Uncertainty Sampling

At its core, uncertainty sampling is a method used to select data points for analysis or decision-making when faced with a vast pool of information or possibilities. Rather than relying on a random or predetermined approach, uncertainty sampling embraces the idea that not all data points are equal in their informativeness or relevance. By strategically selecting uncertain or ambiguous samples, we can maximize the knowledge gained and optimize our decision-making processes.

Uncertainty sampling methods often include the following popular techniques:

Least Confidence: The model selects samples for annotation based on the lowest confidence it has in its predictions. By targeting samples that the model is least confident about, active learning aims to improve the model’s performance on challenging and borderline cases.
2. Margin Sampling: This method involves selecting samples where the difference between the top two predictions of the model is minimal. Samples with narrow margins of confidence indicate that the model is unsure of the correct class, making them ideal candidates for annotation.
3. Entropy-Based Sampling: It measures the uncertainty of the model’s predictions using the entropy of the probability distribution over the classes. Samples with high entropy represent ambiguous cases that the model struggles to classify confidently.
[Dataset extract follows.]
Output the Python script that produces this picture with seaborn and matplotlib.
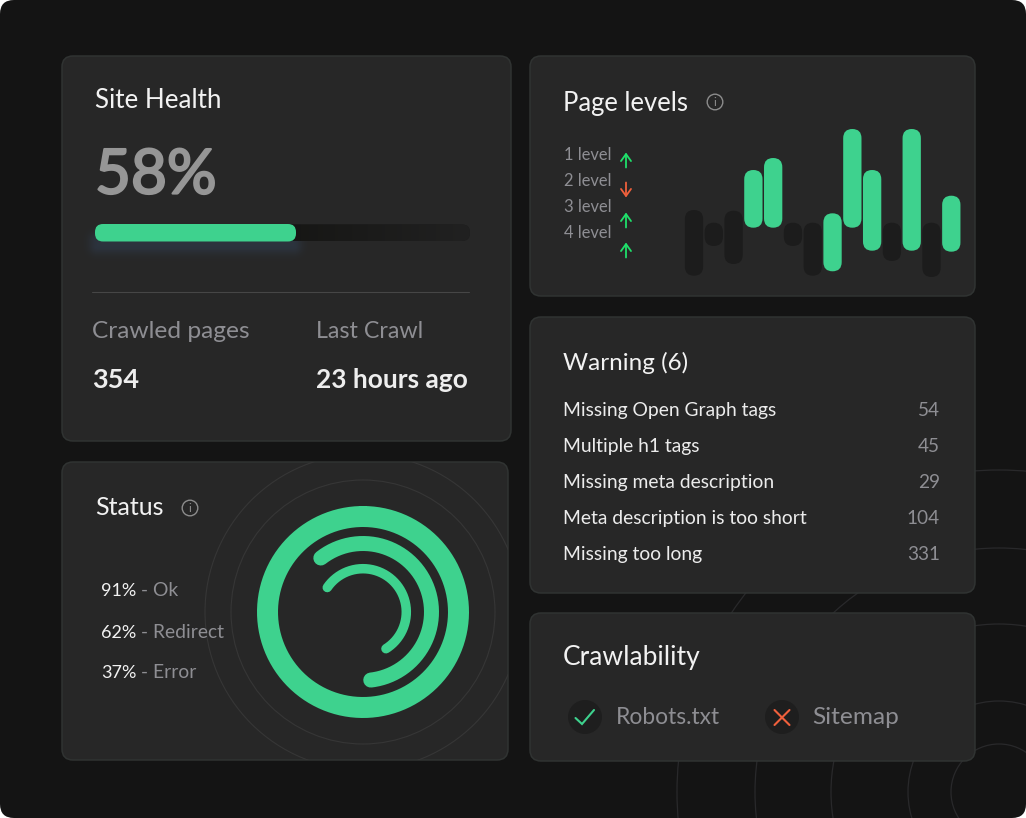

Leveraging Diversity and Disagreement

Another popular approach in active learning is query-by-committee (QBC), which involves selecting samples based on the disagreement among multiple models or committee members. QBC methods typically train a committee of models with different initializations or architectures, and the committee votes on which samples to annotate next. QBC methods are effective in situations where the uncertainty of a single model is not enough to select the most informative samples. By utilizing multiple models, QBC is able to capture diverse perspectives and identify samples that are challenging and informative across multiple models.

to select unlabeled instances for labeling based on disagreement

Measuring Uncertainty and Disagreement

To utilize uncertainty sampling and QBC methods, it is necessary to measure uncertainty and disagreement among models’ predictions. There are several criteria for measuring uncertainty, including entropy, margin, and least confidence. Similarly, disagreement among committee members can be measured using various metrics, such as KL-divergence or average pairwise disagreement.

Active Learning Workflow

The workflow of Active Learning typically involves several iterations. Initially, a small set of labeled data is used to train a model. Then, the active learning algorithm selects a subset of unlabeled samples based on the chosen strategy, such as Uncertainty Sampling, Query by Committee. These selected samples are then sent to the oracle for label annotation. The newly labeled samples are added to the labeled dataset, and the model is retrained using the updated data. This process is repeated iteratively, with the model improving and the labeled dataset growing gradually.

Conclusion

Active learning, utilizing uncertainty sampling and query-by-committee methods, has emerged as a powerful technique for enhancing the data annotation process. By selecting the most informative samples, active learning optimizes the annotation process, reducing time and effort while improving model performance. As the demand for machine learning models continues to grow, active learning will continue to play a critical role in empowering AI through data-driven annotation.